Using Reduced Order Models to Predict Modal Coupling in Jointed Structures.

Abstract

Finite element models can be used to capture the nonlinear behavior exhibited by bolted joints in structures. The nonlinearity leads to a shift in the frequency and damping of modes of vibration as a function of vibration amplitude. However, to model this accurately, a high-resolution mesh is often required at the interfaces which can cause the model to be prohibitively expensive to run. As a result, reduced order models (ROMs) are used to decrease the size of the model, while preserving the global behavior.
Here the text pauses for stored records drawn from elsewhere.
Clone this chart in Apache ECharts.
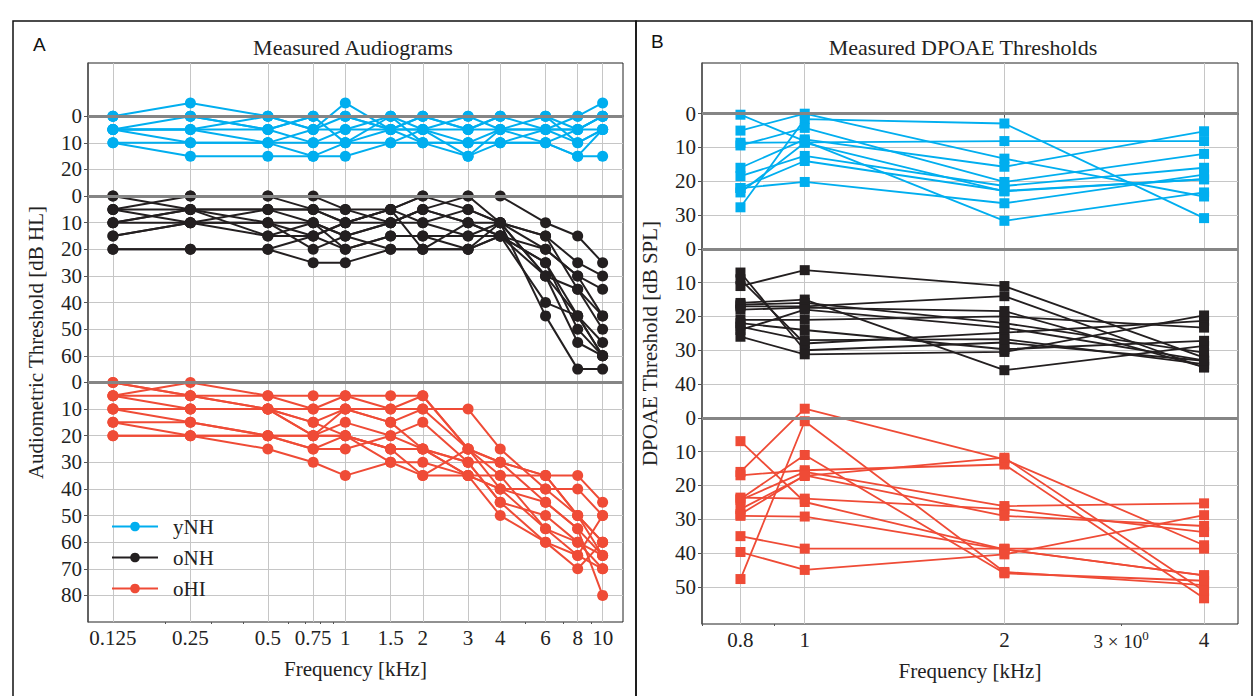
<!DOCTYPE html>
<html><head><meta charset="utf-8">
<script src="https://cdn.jsdelivr.net/npm/echarts@6/dist/echarts.min.js"></script>
<style>html,body{margin:0;padding:0;background:#fff}#c{width:1255px;height:696px}</style>
</head><body><div id="c"></div>
<script>
// ---------------- Panel A: audiograms ----------------
const freqsA = [0.125, 0.25, 0.5, 0.75, 1, 1.5, 2, 3, 4, 6, 8, 10];
const freqLabelsA = ['0.125', '0.25', '0.5', '0.75', '1', '1.5', '2', '3', '4', '6', '8', '10'];
const minorTicksA = [0.2, 0.3, 0.4, 0.6, 0.7, 0.8, 0.9, 5, 7, 9];
const yTicksA_yNH = [0, 10, 20];
const yTicksA_oNH = [0, 10, 20, 30, 40, 50, 60];
const yTicksA_oHI = [0, 10, 20, 30, 40, 50, 60, 70, 80];

const audio_yNH = [
  [0, -5, 0, 0, 0, 0, 0, 0, 0, 0, 0, -5],
  [5, 0, 0, 5, -5, 5, 5, 5, 0, 5, 0, 0],
  [5, 5, 5, 0, 0, 5, 0, 5, 5, 0, 5, 0],
  [10, 15, 15, 15, 15, 10, 10, 10, 10, 10, 15, 15],
  [5, 10, 10, 10, 10, 10, 5, 15, 5, 5, 10, 5],
  [0, 0, 5, 10, 5, 0, 5, 0, 5, 5, 5, 0],
  [10, 10, 10, 5, 5, 5, 10, 10, 10, 10, 15, 5],
  [5, 5, 0, 5, 0, 5, 0, 5, 0, 0, 10, 5],
  [0, 0, 5, 0, 10, 5, 5, 10, 5, 10, 5, 0],
  [5, 5, 10, 15, 10, 0, 10, 15, 10, 5, 5, 5]
];
const audio_oNH = [
  [0, 0, 0, 0, 5, 5, 0, 0, 0, 10, 15, 25],
  [5, 0, 0, 5, 10, 10, 5, 0, 10, 15, 25, 30],
  [10, 5, 5, 5, 10, 5, 0, 5, 10, 20, 30, 35],
  [15, 10, 10, 10, 15, 10, 5, 10, 10, 15, 35, 45],
  [20, 20, 20, 25, 25, 20, 20, 20, 15, 25, 45, 55],
  [5, 5, 5, 10, 15, 10, 10, 15, 15, 25, 50, 60],
  [10, 10, 15, 15, 20, 15, 15, 20, 15, 30, 55, 60],
  [0, 5, 10, 15, 10, 5, 10, 5, 10, 30, 35, 50],
  [5, 10, 10, 20, 15, 20, 20, 10, 15, 40, 45, 60],
  [10, 5, 15, 10, 20, 15, 15, 15, 10, 45, 65, 65],
  [15, 10, 5, 5, 5, 10, 5, 10, 15, 20, 30, 45],
  [20, 20, 20, 15, 10, 5, 20, 20, 10, 30, 45, 60]
];
const audio_oHI = [
  [0, 5, 5, 5, 5, 5, 5, 25, 30, 35, 35, 45],
  [5, 0, 5, 10, 5, 10, 10, 10, 25, 40, 40, 50],
  [5, 5, 10, 10, 10, 10, 5, 25, 35, 35, 50, 60],
  [10, 10, 10, 15, 10, 15, 10, 25, 40, 45, 55, 65],
  [10, 10, 10, 20, 15, 20, 15, 30, 45, 50, 60, 65],
  [15, 15, 20, 20, 20, 25, 25, 35, 40, 55, 60, 70],
  [20, 20, 25, 30, 35, 30, 30, 35, 50, 60, 70, 60],
  [20, 20, 20, 25, 25, 20, 25, 30, 30, 45, 55, 80],
  [0, 5, 10, 20, 20, 25, 35, 35, 35, 55, 65, 50],
  [5, 10, 10, 15, 20, 25, 25, 30, 45, 60, 65, 70],
  [10, 15, 20, 25, 20, 30, 35, 25, 30, 35, 50, 60],
  [15, 20, 20, 20, 10, 15, 25, 35, 40, 40, 50, 65]
];

// ---------------- Panel B: DPOAE thresholds ----------------
const freqsB = [0.8, 1, 2, 4];
const freqLabelsB = ['0.8', '1', '2', '4'];
const extraLabelB = 3;          // matplotlib minor label "3 x 10^0"
const minorTicksB = [0.7, 0.9, 3];
const yTicksB_yNH = [0, 10, 20, 30];
const yTicksB_oNH = [0, 10, 20, 30, 40];
const yTicksB_oHI = [0, 10, 20, 30, 40, 50];

const dp_yNH = [
  [27.7, 1.6, 2.9, 30.9],
  [0.3, 8.1, 31.7, 23.3],
  [5, 0, 13.3, 24.5],
  [8.6, 8.5, 8.1, 8.1],
  [16, 7.6, 15.7, 5.2],
  [18.5, 12.5, 21.4, 16],
  [22, 14, 22.8, 19.4],
  [22, 20.2, 26.5, 18],
  [9.4, 4.2, 20.2, 11.9],
  [23.3, 8.6, 23, 19.4]
];
const dp_oNH = [
  [11, 6.3, 11, 32.2],
  [7, 30, 27.7, 33.1],
  [9, 28, 24.8, 21.3],
  [16, 15, 35.9, 28.7],
  [17, 17, 14, 35.1],
  [16.5, 16, 22, 30.7],
  [26, 31.2, 30.5, 19.7],
  [23, 27, 26.7, 34.1],
  [21, 21, 20, 23.3],
  [22, 24, 29.7, 27.2],
  [18, 17.4, 18.4, 35],
  [24, 18, 23.3, 33]
];
const dp_oHI = [
  [16, -2.7, 12.3, 37.7],
  [47.7, 1, 45.6, 49.5],
  [6.9, 24.9, 38.9, 46.6],
  [24, 11, 46, 48.2],
  [17, 15.5, 13.8, 53.4],
  [27, 17.2, 11.8, 51.2],
  [29, 29.2, 38.9, 46.6],
  [35, 38.7, 38.7, 38.7],
  [39.7, 45, 40.4, 28.8],
  [24.3, 16, 26.1, 25.3],
  [23.6, 23.9, 27, 33.8],
  [28.5, 17, 29, 32]
];

const groupNames = ['yNH', 'oNH', 'oHI'];

// ---------------- layout / style ----------------
const offsetsA = [0, 30, 100];
const offsetsB = [0, 40, 90];
const colors = ['#00aeef', '#231f20', '#ef4b36'];
const SERIF = '"Liberation Serif", "DejaVu Serif", serif';
const SANS = '"Liberation Sans", Arial, sans-serif';
const TXT = '#222';
const FS = 21;

function buildTicks(lists, offsets) {
  const pos = [], lab = {};
  lists.forEach((l, g) => l.forEach(v => { const p = v + offsets[g]; pos.push(p); lab[p] = String(v); }));
  return { pos, lab };
}
const tA = buildTicks([yTicksA_yNH, yTicksA_oNH, yTicksA_oHI], offsetsA);
const tB = buildTicks([yTicksB_yNH, yTicksB_oNH, yTicksB_oHI], offsetsB);

const series = [];
function addGroups(groups, freqs, offsets, xi, yi, symbol, size, lw) {
  groups.forEach((grp, g) => {
    grp.forEach(row => {
      series.push({
        type: 'line', name: groupNames[g], xAxisIndex: xi, yAxisIndex: yi,
        data: row.map((v, i) => [freqs[i], v + offsets[g]]),
        symbol: symbol, symbolSize: size, showSymbol: true,
        lineStyle: { color: colors[g], width: lw },
        itemStyle: { color: colors[g], borderWidth: 0 },
        emphasis: { disabled: true }, silent: true, animation: false, z: 3
      });
    });
  });
  // zero lines for each group
  series.push({
    type: 'line', xAxisIndex: xi, yAxisIndex: yi, data: [], silent: true, z: 1,
    markLine: {
      silent: true, symbol: 'none', animation: false, label: { show: false },
      lineStyle: { color: '#858585', width: 2.8, type: 'solid' },
      data: offsets.map(o => ({ yAxis: o }))
    }
  });
}
addGroups([audio_yNH, audio_oNH, audio_oHI], freqsA, offsetsA, 0, 0, 'circle', 11, 2);
addGroups([dp_yNH, dp_oNH, dp_oHI], freqsB, offsetsB, 2, 1, 'rect', 10, 1.8);

const gridLine = { show: true, lineStyle: { color: '#c6c6c6', width: 1 } };
const labelStyle = { fontFamily: SERIF, fontSize: FS, color: TXT };
const nameStyle = { fontFamily: SERIF, fontSize: FS, color: TXT };

const option = {
  animation: false,
  backgroundColor: '#fff',
  grid: [
    { left: 88, top: 63, width: 535, height: 559, show: true, borderColor: '#222', borderWidth: 1, containLabel: false },
    { left: 702, top: 63, width: 536, height: 561, show: true, borderColor: '#222', borderWidth: 1, containLabel: false }
  ],
  xAxis: [
    { gridIndex: 0, type: 'log', logBase: 10, min: 0.1, max: 12,
      axisLine: { show: true, lineStyle: { color: '#555', width: 1.5 } },
      axisTick: { show: true, customValues: freqsA, length: 4, lineStyle: { color: '#555' } },
      axisLabel: { customValues: freqsA, formatter: v => freqLabelsA[freqsA.indexOf(v)] ?? String(v), ...labelStyle, margin: 5 },
      splitLine: gridLine,
      name: 'Frequency [kHz]', nameLocation: 'middle', nameGap: 36, nameTextStyle: nameStyle },
    { gridIndex: 0, type: 'log', logBase: 10, min: 0.1, max: 12, position: 'bottom',
      axisLine: { show: false },
      axisTick: { show: true, customValues: minorTicksA, length: 2, lineStyle: { color: '#555' } },
      axisLabel: { show: false }, splitLine: { show: false } },
    { gridIndex: 1, type: 'log', logBase: 10, min: 0.7, max: 4.5,
      axisLine: { show: true, lineStyle: { color: '#555', width: 1.5 } },
      axisTick: { show: true, customValues: freqsB, length: 4, lineStyle: { color: '#555' } },
      axisLabel: { customValues: freqsB.concat([extraLabelB]),
        formatter: v => v === extraLabelB ? '{m|3 × 10}{s|0}' : (freqLabelsB[freqsB.indexOf(v)] ?? String(v)),
        ...labelStyle, margin: 5,
        rich: { m: { fontFamily: SERIF, fontSize: 19, color: TXT, padding: [0, 0, 8, 0] },
                s: { fontFamily: SERIF, fontSize: 13, color: TXT, padding: [0, 0, 20, 0] } } },
      splitLine: gridLine,
      name: 'Frequency [kHz]', nameLocation: 'middle', nameGap: 36, nameTextStyle: nameStyle },
    { gridIndex: 1, type: 'log', logBase: 10, min: 0.7, max: 4.5, position: 'bottom',
      axisLine: { show: false },
      axisTick: { show: true, customValues: minorTicksB, length: 2, lineStyle: { color: '#555' } },
      axisLabel: { show: false }, splitLine: { show: false } }
  ],
  yAxis: [
    { gridIndex: 0, type: 'value', inverse: true, min: -20, max: 190, interval: 10,
      axisLine: { show: true, lineStyle: { color: '#555', width: 1.5 } },
      axisTick: { show: true, customValues: tA.pos, length: 4, lineStyle: { color: '#555' } },
      axisLabel: { customValues: tA.pos, formatter: v => tA.lab[v] ?? '', ...labelStyle, margin: 6 },
      splitLine: gridLine,
      name: 'Audiometric Threshold [dB HL]', nameLocation: 'middle', nameGap: 42, nameTextStyle: nameStyle },
    { gridIndex: 1, type: 'value', inverse: true, min: -15, max: 151,
      axisLine: { show: true, lineStyle: { color: '#555', width: 1.5 } },
      axisTick: { show: true, customValues: tB.pos, length: 4, lineStyle: { color: '#555' } },
      axisLabel: { customValues: tB.pos, formatter: v => tB.lab[v] ?? '', ...labelStyle, margin: 6 },
      splitLine: gridLine,
      name: 'DPOAE Threshold [dB SPL]', nameLocation: 'middle', nameGap: 42, nameTextStyle: nameStyle }
  ],
  legend: {
    data: groupNames, left: 106, top: 511, orient: 'vertical',
    itemWidth: 46, itemHeight: 12, itemGap: 10,
    textStyle: { fontFamily: SERIF, fontSize: FS, color: TXT, padding: [0, 0, 0, 10] },
    selectedMode: false
  },
  graphic: [
    { type: 'rect', shape: { x: 13, y: 21, width: 623, height: 680 }, style: { fill: 'none', stroke: '#111', lineWidth: 1.5 }, silent: true },
    { type: 'rect', shape: { x: 636, y: 21, width: 616, height: 680 }, style: { fill: 'none', stroke: '#111', lineWidth: 1.5 }, silent: true },
    { type: 'text', left: 33, top: 35, style: { text: 'A', font: '19px ' + SANS, fill: '#111' } },
    { type: 'text', left: 651, top: 32, style: { text: 'B', font: '19px ' + SANS, fill: '#111' } },
    { type: 'text', x: 353, y: 47, style: { text: 'Measured Audiograms', font: '22px ' + SERIF, fill: TXT, textAlign: 'center', textVerticalAlign: 'middle' } },
    { type: 'text', x: 963, y: 47, style: { text: 'Measured DPOAE Thresholds', font: '22px ' + SERIF, fill: TXT, textAlign: 'center', textVerticalAlign: 'middle' } }
  ],
  series: series
};

const chart = echarts.init(document.getElementById('c'), null, { renderer: 'svg' });
chart.setOption(option);
</script>
</body></html>
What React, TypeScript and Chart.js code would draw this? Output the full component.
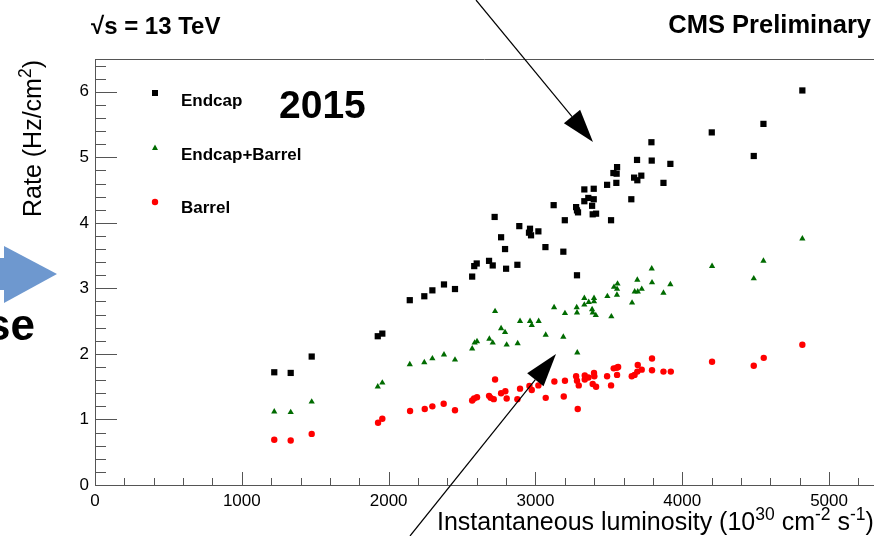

ROMs are often calibrated to reproduce the behavior of individual modes, including the amplitude dependent damping and frequency backbone curves. Recent studies have shown that these nonlinear modes can couple when simultaneously excited such that the excitation of a particular mode may influence the frequency and damping of another. The objective of this research is to evaluate the ability of various ROM strategies for jointed structures to capture this modal coupling. The new Multi-mode Quasi-Static Modal Analysis approach is used to predict the modal coupling on various ROMs that are meant to describe a full-fidelity finite element model of a 2D cantilever beam. The full-fidelity model is taken as the truth model and time integration is used to further validate the predictions. The ROMs considered include an industry standard “spidering” ROM with physical Iwan elements in place of the joints and a System-Level Characteristic Constraint (S-CC) ROM, where the S-CC modes are constrained with Iwan elements.